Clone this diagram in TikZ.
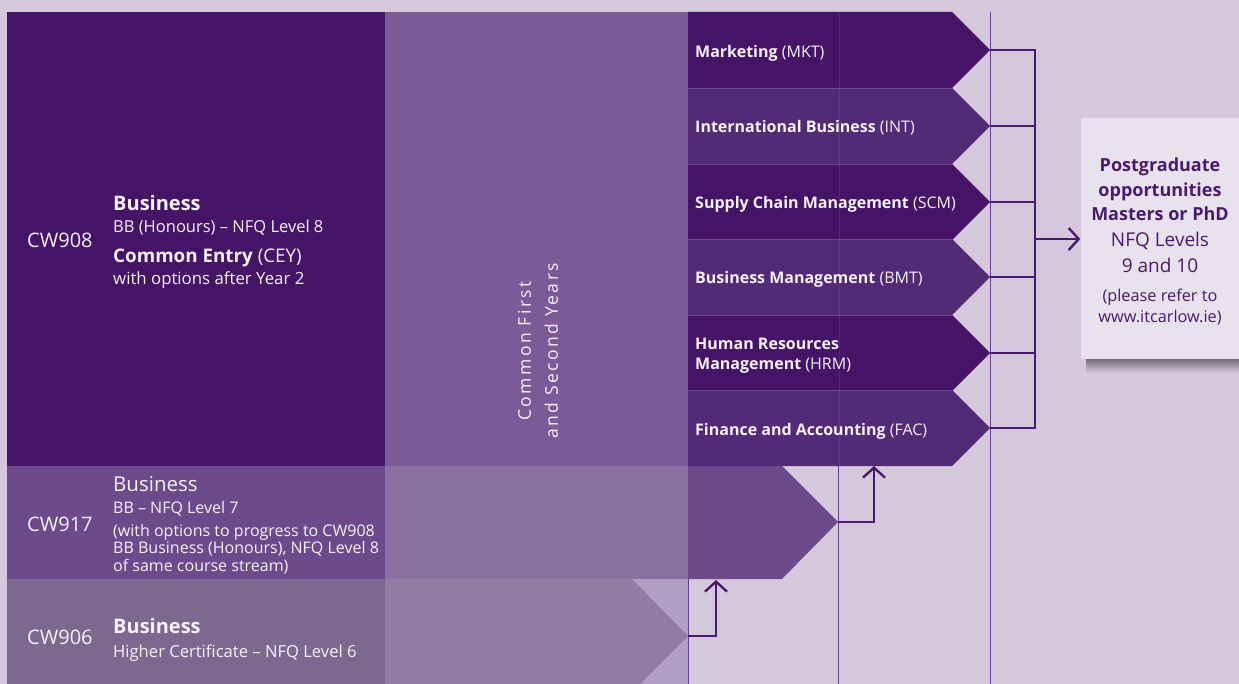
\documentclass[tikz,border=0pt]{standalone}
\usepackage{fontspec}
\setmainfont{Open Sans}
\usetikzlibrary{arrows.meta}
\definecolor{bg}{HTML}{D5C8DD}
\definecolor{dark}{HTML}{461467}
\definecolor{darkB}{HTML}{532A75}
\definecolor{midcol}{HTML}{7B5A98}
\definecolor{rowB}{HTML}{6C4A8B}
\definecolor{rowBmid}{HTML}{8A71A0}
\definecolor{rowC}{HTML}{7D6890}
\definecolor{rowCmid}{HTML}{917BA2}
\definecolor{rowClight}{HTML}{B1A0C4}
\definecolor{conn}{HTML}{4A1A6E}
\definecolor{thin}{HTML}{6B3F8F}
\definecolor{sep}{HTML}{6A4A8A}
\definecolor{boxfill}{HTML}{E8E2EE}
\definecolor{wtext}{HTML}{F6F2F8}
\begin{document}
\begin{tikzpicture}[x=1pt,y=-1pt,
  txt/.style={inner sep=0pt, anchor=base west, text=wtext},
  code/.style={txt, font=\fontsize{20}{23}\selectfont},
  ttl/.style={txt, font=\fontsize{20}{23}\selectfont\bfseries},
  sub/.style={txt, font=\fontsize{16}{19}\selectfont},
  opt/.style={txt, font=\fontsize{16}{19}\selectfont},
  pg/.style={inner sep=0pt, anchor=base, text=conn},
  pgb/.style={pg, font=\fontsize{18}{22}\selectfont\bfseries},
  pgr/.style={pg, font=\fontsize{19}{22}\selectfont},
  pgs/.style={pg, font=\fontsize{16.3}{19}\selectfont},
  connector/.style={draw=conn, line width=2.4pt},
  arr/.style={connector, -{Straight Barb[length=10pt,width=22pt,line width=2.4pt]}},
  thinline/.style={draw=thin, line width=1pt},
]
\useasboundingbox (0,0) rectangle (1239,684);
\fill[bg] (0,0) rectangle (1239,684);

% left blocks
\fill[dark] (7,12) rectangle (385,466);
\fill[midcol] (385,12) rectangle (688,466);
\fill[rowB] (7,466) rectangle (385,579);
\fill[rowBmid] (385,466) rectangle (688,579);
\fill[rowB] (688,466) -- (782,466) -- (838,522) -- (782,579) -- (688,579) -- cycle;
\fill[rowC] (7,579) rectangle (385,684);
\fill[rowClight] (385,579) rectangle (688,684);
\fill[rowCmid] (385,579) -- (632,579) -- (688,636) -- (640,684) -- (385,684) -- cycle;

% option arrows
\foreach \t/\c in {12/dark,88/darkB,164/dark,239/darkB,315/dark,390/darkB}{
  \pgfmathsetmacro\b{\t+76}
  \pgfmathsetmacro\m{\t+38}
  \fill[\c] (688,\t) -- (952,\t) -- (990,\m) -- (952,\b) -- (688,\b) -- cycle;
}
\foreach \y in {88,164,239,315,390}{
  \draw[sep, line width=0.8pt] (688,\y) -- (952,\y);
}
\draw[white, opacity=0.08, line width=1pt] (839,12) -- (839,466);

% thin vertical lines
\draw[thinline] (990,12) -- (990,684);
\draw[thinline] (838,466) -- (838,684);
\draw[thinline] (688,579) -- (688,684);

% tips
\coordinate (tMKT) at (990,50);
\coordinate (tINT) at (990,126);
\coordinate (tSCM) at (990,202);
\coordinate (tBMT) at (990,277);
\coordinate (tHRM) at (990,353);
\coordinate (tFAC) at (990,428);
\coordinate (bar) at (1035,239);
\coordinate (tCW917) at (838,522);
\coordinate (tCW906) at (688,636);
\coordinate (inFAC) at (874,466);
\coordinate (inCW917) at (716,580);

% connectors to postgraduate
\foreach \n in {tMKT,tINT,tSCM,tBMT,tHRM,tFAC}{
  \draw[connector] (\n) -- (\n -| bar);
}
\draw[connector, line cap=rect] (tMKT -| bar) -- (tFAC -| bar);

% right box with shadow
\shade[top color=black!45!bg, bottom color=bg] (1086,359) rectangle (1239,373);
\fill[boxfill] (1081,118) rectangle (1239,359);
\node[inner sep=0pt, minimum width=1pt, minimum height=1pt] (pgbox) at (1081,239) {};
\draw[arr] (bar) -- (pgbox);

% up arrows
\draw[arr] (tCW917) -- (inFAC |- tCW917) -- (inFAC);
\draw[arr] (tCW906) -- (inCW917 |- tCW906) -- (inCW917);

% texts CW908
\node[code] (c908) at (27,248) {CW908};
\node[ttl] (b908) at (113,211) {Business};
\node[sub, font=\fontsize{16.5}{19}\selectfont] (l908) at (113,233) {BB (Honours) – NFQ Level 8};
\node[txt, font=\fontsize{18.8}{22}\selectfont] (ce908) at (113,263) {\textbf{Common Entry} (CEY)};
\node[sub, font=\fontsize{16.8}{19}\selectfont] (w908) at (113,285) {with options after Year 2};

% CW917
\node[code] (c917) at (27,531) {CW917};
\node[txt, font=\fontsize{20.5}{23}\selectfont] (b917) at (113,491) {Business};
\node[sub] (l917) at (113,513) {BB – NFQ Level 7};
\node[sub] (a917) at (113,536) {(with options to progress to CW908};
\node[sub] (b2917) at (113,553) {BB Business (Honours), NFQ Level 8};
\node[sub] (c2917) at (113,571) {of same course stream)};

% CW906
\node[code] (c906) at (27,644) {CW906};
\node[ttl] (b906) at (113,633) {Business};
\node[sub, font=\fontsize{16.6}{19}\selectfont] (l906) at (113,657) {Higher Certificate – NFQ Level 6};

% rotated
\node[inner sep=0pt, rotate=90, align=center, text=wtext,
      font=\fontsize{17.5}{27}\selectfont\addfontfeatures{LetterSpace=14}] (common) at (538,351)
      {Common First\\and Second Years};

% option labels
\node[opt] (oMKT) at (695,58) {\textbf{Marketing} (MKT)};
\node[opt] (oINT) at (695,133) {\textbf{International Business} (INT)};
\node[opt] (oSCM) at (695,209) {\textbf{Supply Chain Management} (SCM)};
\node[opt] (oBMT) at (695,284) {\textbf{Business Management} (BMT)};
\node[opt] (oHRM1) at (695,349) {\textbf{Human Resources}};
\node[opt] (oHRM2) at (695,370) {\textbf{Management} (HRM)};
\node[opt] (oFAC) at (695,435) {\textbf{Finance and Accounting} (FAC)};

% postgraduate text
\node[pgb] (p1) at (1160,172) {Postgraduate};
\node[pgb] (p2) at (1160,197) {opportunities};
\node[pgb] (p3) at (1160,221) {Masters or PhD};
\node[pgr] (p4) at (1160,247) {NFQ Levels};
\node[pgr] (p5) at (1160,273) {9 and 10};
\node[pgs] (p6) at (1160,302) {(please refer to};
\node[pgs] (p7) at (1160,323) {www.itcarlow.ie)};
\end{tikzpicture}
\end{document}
§ §
Exercise description:
Leave out the pictures and restate everything else word for word.

Solved exercise:
Clone this diagram in TikZ.
\documentclass[tikz,border=0pt]{standalone}
\usepackage{fontspec}
\setmainfont{Open Sans}
\usetikzlibrary{arrows.meta}
\definecolor{bg}{HTML}{D5C8DD}
\definecolor{dark}{HTML}{461467}
\definecolor{darkB}{HTML}{532A75}
\definecolor{midcol}{HTML}{7B5A98}
\definecolor{rowB}{HTML}{6C4A8B}
\definecolor{rowBmid}{HTML}{8A71A0}
\definecolor{rowC}{HTML}{7D6890}
\definecolor{rowCmid}{HTML}{917BA2}
\definecolor{rowClight}{HTML}{B1A0C4}
\definecolor{conn}{HTML}{4A1A6E}
\definecolor{thin}{HTML}{6B3F8F}
\definecolor{sep}{HTML}{6A4A8A}
\definecolor{boxfill}{HTML}{E8E2EE}
\definecolor{wtext}{HTML}{F6F2F8}
\begin{document}
\begin{tikzpicture}[x=1pt,y=-1pt,
  txt/.style={inner sep=0pt, anchor=base west, text=wtext},
  code/.style={txt, font=\fontsize{20}{23}\selectfont},
  ttl/.style={txt, font=\fontsize{20}{23}\selectfont\bfseries},
  sub/.style={txt, font=\fontsize{16}{19}\selectfont},
  opt/.style={txt, font=\fontsize{16}{19}\selectfont},
  pg/.style={inner sep=0pt, anchor=base, text=conn},
  pgb/.style={pg, font=\fontsize{18}{22}\selectfont\bfseries},
  pgr/.style={pg, font=\fontsize{19}{22}\selectfont},
  pgs/.style={pg, font=\fontsize{16.3}{19}\selectfont},
  connector/.style={draw=conn, line width=2.4pt},
  arr/.style={connector, -{Straight Barb[length=10pt,width=22pt,line width=2.4pt]}},
  thinline/.style={draw=thin, line width=1pt},
]
\useasboundingbox (0,0) rectangle (1239,684);
\fill[bg] (0,0) rectangle (1239,684);

% left blocks
\fill[dark] (7,12) rectangle (385,466);
\fill[midcol] (385,12) rectangle (688,466);
\fill[rowB] (7,466) rectangle (385,579);
\fill[rowBmid] (385,466) rectangle (688,579);
\fill[rowB] (688,466) -- (782,466) -- (838,522) -- (782,579) -- (688,579) -- cycle;
\fill[rowC] (7,579) rectangle (385,684);
\fill[rowClight] (385,579) rectangle (688,684);
\fill[rowCmid] (385,579) -- (632,579) -- (688,636) -- (640,684) -- (385,684) -- cycle;

% option arrows
\foreach \t/\c in {12/dark,88/darkB,164/dark,239/darkB,315/dark,390/darkB}{
  \pgfmathsetmacro\b{\t+76}
  \pgfmathsetmacro\m{\t+38}
  \fill[\c] (688,\t) -- (952,\t) -- (990,\m) -- (952,\b) -- (688,\b) -- cycle;
}
\foreach \y in {88,164,239,315,390}{
  \draw[sep, line width=0.8pt] (688,\y) -- (952,\y);
}
\draw[white, opacity=0.08, line width=1pt] (839,12) -- (839,466);

% thin vertical lines
\draw[thinline] (990,12) -- (990,684);
\draw[thinline] (838,466) -- (838,684);
\draw[thinline] (688,579) -- (688,684);

% tips
\coordinate (tMKT) at (990,50);
\coordinate (tINT) at (990,126);
\coordinate (tSCM) at (990,202);
\coordinate (tBMT) at (990,277);
\coordinate (tHRM) at (990,353);
\coordinate (tFAC) at (990,428);
\coordinate (bar) at (1035,239);
\coordinate (tCW917) at (838,522);
\coordinate (tCW906) at (688,636);
\coordinate (inFAC) at (874,466);
\coordinate (inCW917) at (716,580);

% connectors to postgraduate
\foreach \n in {tMKT,tINT,tSCM,tBMT,tHRM,tFAC}{
  \draw[connector] (\n) -- (\n -| bar);
}
\draw[connector, line cap=rect] (tMKT -| bar) -- (tFAC -| bar);

% right box with shadow
\shade[top color=black!45!bg, bottom color=bg] (1086,359) rectangle (1239,373);
\fill[boxfill] (1081,118) rectangle (1239,359);
\node[inner sep=0pt, minimum width=1pt, minimum height=1pt] (pgbox) at (1081,239) {};
\draw[arr] (bar) -- (pgbox);

% up arrows
\draw[arr] (tCW917) -- (inFAC |- tCW917) -- (inFAC);
\draw[arr] (tCW906) -- (inCW917 |- tCW906) -- (inCW917);

% texts CW908
\node[code] (c908) at (27,248) {CW908};
\node[ttl] (b908) at (113,211) {Business};
\node[sub, font=\fontsize{16.5}{19}\selectfont] (l908) at (113,233) {BB (Honours) – NFQ Level 8};
\node[txt, font=\fontsize{18.8}{22}\selectfont] (ce908) at (113,263) {\textbf{Common Entry} (CEY)};
\node[sub, font=\fontsize{16.8}{19}\selectfont] (w908) at (113,285) {with options after Year 2};

% CW917
\node[code] (c917) at (27,531) {CW917};
\node[txt, font=\fontsize{20.5}{23}\selectfont] (b917) at (113,491) {Business};
\node[sub] (l917) at (113,513) {BB – NFQ Level 7};
\node[sub] (a917) at (113,536) {(with options to progress to CW908};
\node[sub] (b2917) at (113,553) {BB Business (Honours), NFQ Level 8};
\node[sub] (c2917) at (113,571) {of same course stream)};

% CW906
\node[code] (c906) at (27,644) {CW906};
\node[ttl] (b906) at (113,633) {Business};
\node[sub, font=\fontsize{16.6}{19}\selectfont] (l906) at (113,657) {Higher Certificate – NFQ Level 6};

% rotated
\node[inner sep=0pt, rotate=90, align=center, text=wtext,
      font=\fontsize{17.5}{27}\selectfont\addfontfeatures{LetterSpace=14}] (common) at (538,351)
      {Common First\\and Second Years};

% option labels
\node[opt] (oMKT) at (695,58) {\textbf{Marketing} (MKT)};
\node[opt] (oINT) at (695,133) {\textbf{International Business} (INT)};
\node[opt] (oSCM) at (695,209) {\textbf{Supply Chain Management} (SCM)};
\node[opt] (oBMT) at (695,284) {\textbf{Business Management} (BMT)};
\node[opt] (oHRM1) at (695,349) {\textbf{Human Resources}};
\node[opt] (oHRM2) at (695,370) {\textbf{Management} (HRM)};
\node[opt] (oFAC) at (695,435) {\textbf{Finance and Accounting} (FAC)};

% postgraduate text
\node[pgb] (p1) at (1160,172) {Postgraduate};
\node[pgb] (p2) at (1160,197) {opportunities};
\node[pgb] (p3) at (1160,221) {Masters or PhD};
\node[pgr] (p4) at (1160,247) {NFQ Levels};
\node[pgr] (p5) at (1160,273) {9 and 10};
\node[pgs] (p6) at (1160,302) {(please refer to};
\node[pgs] (p7) at (1160,323) {www.itcarlow.ie)};
\end{tikzpicture}
\end{document}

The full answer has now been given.